- Come to class and pay attention. This one should be a
no-brainer. If you must miss class, e-mail your professor in advance and
explain your situation. And when you’re in class, be visibly attentive;
let your professor know you’re in the room.
- Learn to balance
your studies and your job. Your job is not an end in itself but a means
for you to go to university. To confuse those priorities is to defeat
the very purpose of being here.
- Be prepared in advance for all
of your assignments. This is called “studying.” Get used to doing it;
it will be your primary activity for the next four years.
- Read
sitting up (not in bed), with a pencil to mark up the text. A clean text
is an unread one. And whenever the professor reads a passage out loud,
mark it if you haven’t done so already. It may be on the next test.
- Find
a quiet, regular place to study. This is your special sanctum, for that
purpose only. Don’t eat, listen to music, or entertain your friends
there.
- Study in sessions of no more than an hour, then take a
break. Three sessions of fifty minutes each week is better than three
hours at one sitting. A general rule is two hours of study time for each
hour of class.
- Finish your papers several days early so you’ll
have time to revise them. Go to the Writing Center if you need help.
Read your paper out loud to a friend; you‘ll be surprised how many
mistakes you catch.
- Know your professors’ office hours and take
advantage of them. Talk to these people. They have an interest in
helping you succeed--and get lonely during their office hours if no one
comes.
- Go regularly to the library; knowledge is in books, not
on Wikipedia. Consider your college education a bibliography for the
rest of your life.
- Find an appropriate social outlet. The best
students are well-rounded. A social outlet is not, however, a wild night
on the town. Join campus organizations or watch free on-campus movies.

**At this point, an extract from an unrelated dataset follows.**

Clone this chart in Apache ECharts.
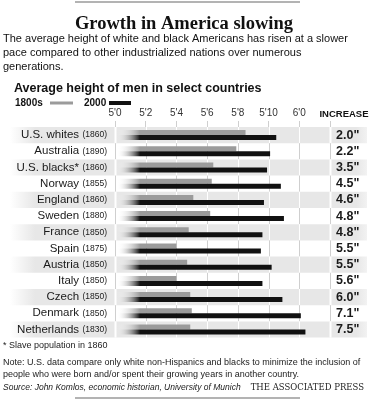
<!DOCTYPE html>
<html>
<head>
<meta charset="utf-8">
<script src="https://cdn.jsdelivr.net/npm/echarts@6/dist/echarts.min.js"></script>
<style>
  html, body { margin: 0; padding: 0; background: #fff; }
  #chart { width: 370px; height: 400px; }
</style>
</head>
<body>
<div id="chart"></div>
<script>
// ---- data ----
const categories = ['U.S. whites', 'Australia', 'U.S. blacks*', 'Norway', 'England', 'Sweden', 'France', 'Spain', 'Austria', 'Italy', 'Czech', 'Denmark', 'Netherlands'];
const startYears = ['1860', '1890', '1860', '1855', '1860', '1880', '1850', '1875', '1850', '1850', '1850', '1850', '1830'];
const heights1800s = [68.5, 67.9, 66.4, 66.3, 65.1, 66.2, 64.8, 64.0, 64.7, 64.0, 64.9, 65.0, 64.9];
const heights2000 = [70.5, 70.1, 69.9, 70.8, 69.7, 71.0, 69.6, 69.5, 70.2, 69.6, 70.9, 72.1, 72.4];
const increases = ['2.0"', '2.2"', '3.5"', '4.5"', '4.6"', '4.8"', '4.8"', '5.5"', '5.5"', '5.6"', '6.0"', '7.1"', '7.5"'];
const tickLabels = ["5'0", "5'2", "5'4", "5'6", "5'8", "5'10", "6'0"];
const axisMin = 60, axisMax = 74, axisStep = 2;

const SANS = "'Liberation Sans', Arial, sans-serif";
const SERIF = "'Liberation Serif', 'Times New Roman', serif";

const chart = echarts.init(document.getElementById('chart'), null, { renderer: 'canvas' });

const GRID_LEFT = 115, GRID_RIGHT_X = 330, GRID_TOP = 127, ROW_H = 16.2;

function fadeGrad(color) {
  return {
    type: 'linear', global: true,
    x: GRID_LEFT + 2, y: 0, x2: GRID_LEFT + 25, y2: 0,
    colorStops: [
      { offset: 0, color: 'rgba(255,255,255,0)' },
      { offset: 1, color: color }
    ]
  };
}

const option = {
  animation: false,
  backgroundColor: '#fff',
  grid: {
    left: GRID_LEFT,
    right: 370 - GRID_RIGHT_X,
    top: GRID_TOP,
    height: ROW_H * categories.length,
    containLabel: false
  },
  xAxis: {
    type: 'value',
    position: 'top',
    min: axisMin, max: axisMax, interval: axisStep,
    z: 5,
    axisLine: { show: false },
    axisTick: { show: true, length: 6, lineStyle: { color: '#cfcfcf', width: 1 } },
    splitLine: { show: false },
    axisLabel: {
      margin: 9,
      color: '#333',
      fontFamily: SANS,
      fontSize: 10,
      formatter: v => tickLabels[Math.round((v - axisMin) / axisStep)] || ''
    }
  },
  yAxis: [
    {
      type: 'category',
      data: categories,
      inverse: true,
      z: 5,
      axisLine: { show: false },
      axisTick: { show: false },
      splitLine: { show: false },
      axisLabel: {
        interval: 0,
        margin: 8,
        formatter: (v, i) => '{n|' + v + '} {y|(' + startYears[i] + ')}',
        rich: {
          n: { fontFamily: SANS, fontSize: 11.5, color: '#1a1a1a' },
          y: { fontFamily: SANS, fontSize: 8.5, color: '#1a1a1a' }
        }
      }
    },
    {
      type: 'category',
      data: increases,
      inverse: true,
      position: 'right',
      z: 5,
      axisLine: { show: false },
      axisTick: { show: false },
      splitLine: { show: false },
      axisLabel: {
        interval: 0,
        margin: 6,
        fontFamily: SANS,
        fontSize: 12.5,
        fontWeight: 'bold',
        color: '#1a1a1a'
      }
    }
  ],
  series: [
    {
      type: 'custom',
      name: 'bands',
      silent: true,
      clip: false,
      z: 1,
      data: categories.map((c, i) => [axisMin, i]),
      renderItem: function (params, api) {
        const i = params.dataIndex;
        const center = api.coord([axisMin, i]);
        const h = api.size([0, 1])[1];
        const top = center[1] - h / 2;
        const gray = i % 2 === 0;
        const children = [];
        if (gray) {
          children.push({
            type: 'rect',
            shape: { x: 10, y: top, width: 357, height: h },
            style: {
              fill: {
                type: 'linear', x: 0, y: 0, x2: 1, y2: 0,
                colorStops: [
                  { offset: 0, color: '#ffffff' },
                  { offset: 0.07, color: '#e7e7e7' },
                  { offset: 0.97, color: '#e7e7e7' },
                  { offset: 1, color: '#f2f2f2' }
                ]
              }
            }
          });
        }
        for (let v = axisMin; v <= axisMax; v += axisStep) {
          const x = Math.round(api.coord([v, i])[0]) + 0.5;
          const edge = (v === axisMin || v === axisMax);
          children.push({
            type: 'line',
            shape: { x1: x, y1: top, x2: x, y2: top + h },
            style: { stroke: gray ? '#ffffff' : '#cfcfcf', lineWidth: gray && edge ? 2 : 1 }
          });
        }
        return { type: 'group', children: children };
      }
    },
    {
      type: 'bar',
      name: '1800s',
      data: heights1800s,
      barWidth: 5,
      barGap: '0%',
      z: 2,
      itemStyle: { color: fadeGrad('#9b9b9b') }
    },
    {
      type: 'bar',
      name: '2000',
      data: heights2000,
      barWidth: 5,
      barGap: '0%',
      z: 2,
      itemStyle: { color: fadeGrad('#111111') }
    }
  ],
  graphic: [
    { type: 'line', shape: { x1: 75, y1: 2, x2: 300, y2: 2 }, style: { stroke: '#9a9a9a', lineWidth: 1.5 } },
    { type: 'text', x: 184, y: 24, style: { text: 'Growth in America slowing', font: 'bold 18.5px ' + SERIF, fill: '#111', align: 'center', verticalAlign: 'middle' } },
    { type: 'text', x: 3, y: 32, style: { text: 'The average height of white and black Americans has risen at a slower\npace compared to other industrialized nations over numerous\ngenerations.', font: '11px ' + SANS, lineHeight: 14, fill: '#111', align: 'left', verticalAlign: 'top' } },
    { type: 'text', x: 14, y: 89, style: { text: 'Average height of men in select countries', font: 'bold 12.5px ' + SANS, fill: '#111', align: 'left', verticalAlign: 'middle' } },
    { type: 'text', x: 15, y: 103, style: { text: '1800s', font: 'bold 10px ' + SANS, fill: '#111', align: 'left', verticalAlign: 'middle' } },
    { type: 'rect', shape: { x: 50, y: 101.5, width: 23, height: 3 }, style: { fill: '#9b9b9b' } },
    { type: 'text', x: 84, y: 103, style: { text: '2000', font: 'bold 10px ' + SANS, fill: '#111', align: 'left', verticalAlign: 'middle' } },
    { type: 'rect', shape: { x: 109, y: 101, width: 22, height: 4 }, style: { fill: '#111' } },
    { type: 'text', x: 344, y: 114, style: { text: 'INCREASE', font: 'bold 9.5px ' + SANS, fill: '#111', align: 'center', verticalAlign: 'middle' } },
    { type: 'text', x: 3, y: 346, style: { text: '* Slave population in 1860', font: '9px ' + SANS, fill: '#222', align: 'left', verticalAlign: 'middle' } },
    { type: 'text', x: 3, y: 357, style: { text: 'Note: U.S. data compare only white non-Hispanics and blacks to minimize the inclusion of\npeople who were born and/or spent their growing years in another country.', font: '9px ' + SANS, lineHeight: 11.5, fill: '#222', align: 'left', verticalAlign: 'top' } },
    { type: 'text', x: 3, y: 388, style: { text: 'Source: John Komlos, economic historian, University of Munich', font: 'italic 8.5px ' + SANS, fill: '#222', align: 'left', verticalAlign: 'middle' } },
    { type: 'text', x: 364, y: 388, style: { text: 'THE ASSOCIATED PRESS', font: '8.5px ' + "'DejaVu Serif', serif", fill: '#222', align: 'right', verticalAlign: 'middle' } },
    { type: 'line', shape: { x1: 75, y1: 398, x2: 300, y2: 398 }, style: { stroke: '#9a9a9a', lineWidth: 1.5 } }
  ]
};

chart.setOption(option);
</script>
</body>
</html>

Check the school newspaper for events happening both on campus and in
the community.
- Begin studying for an exam a week early. And
learn proper test-taking skills, e.g.: write identifications in complete
sentences; make sure your essays have thesis and topic sentences; if
you have a choice of topics, choose the one(s) that will show the
breadth (not just depth) of your knowledge; and proofread your exam
papers before submitting them.
Enjoy yourself. This should be, literally, the time of your life.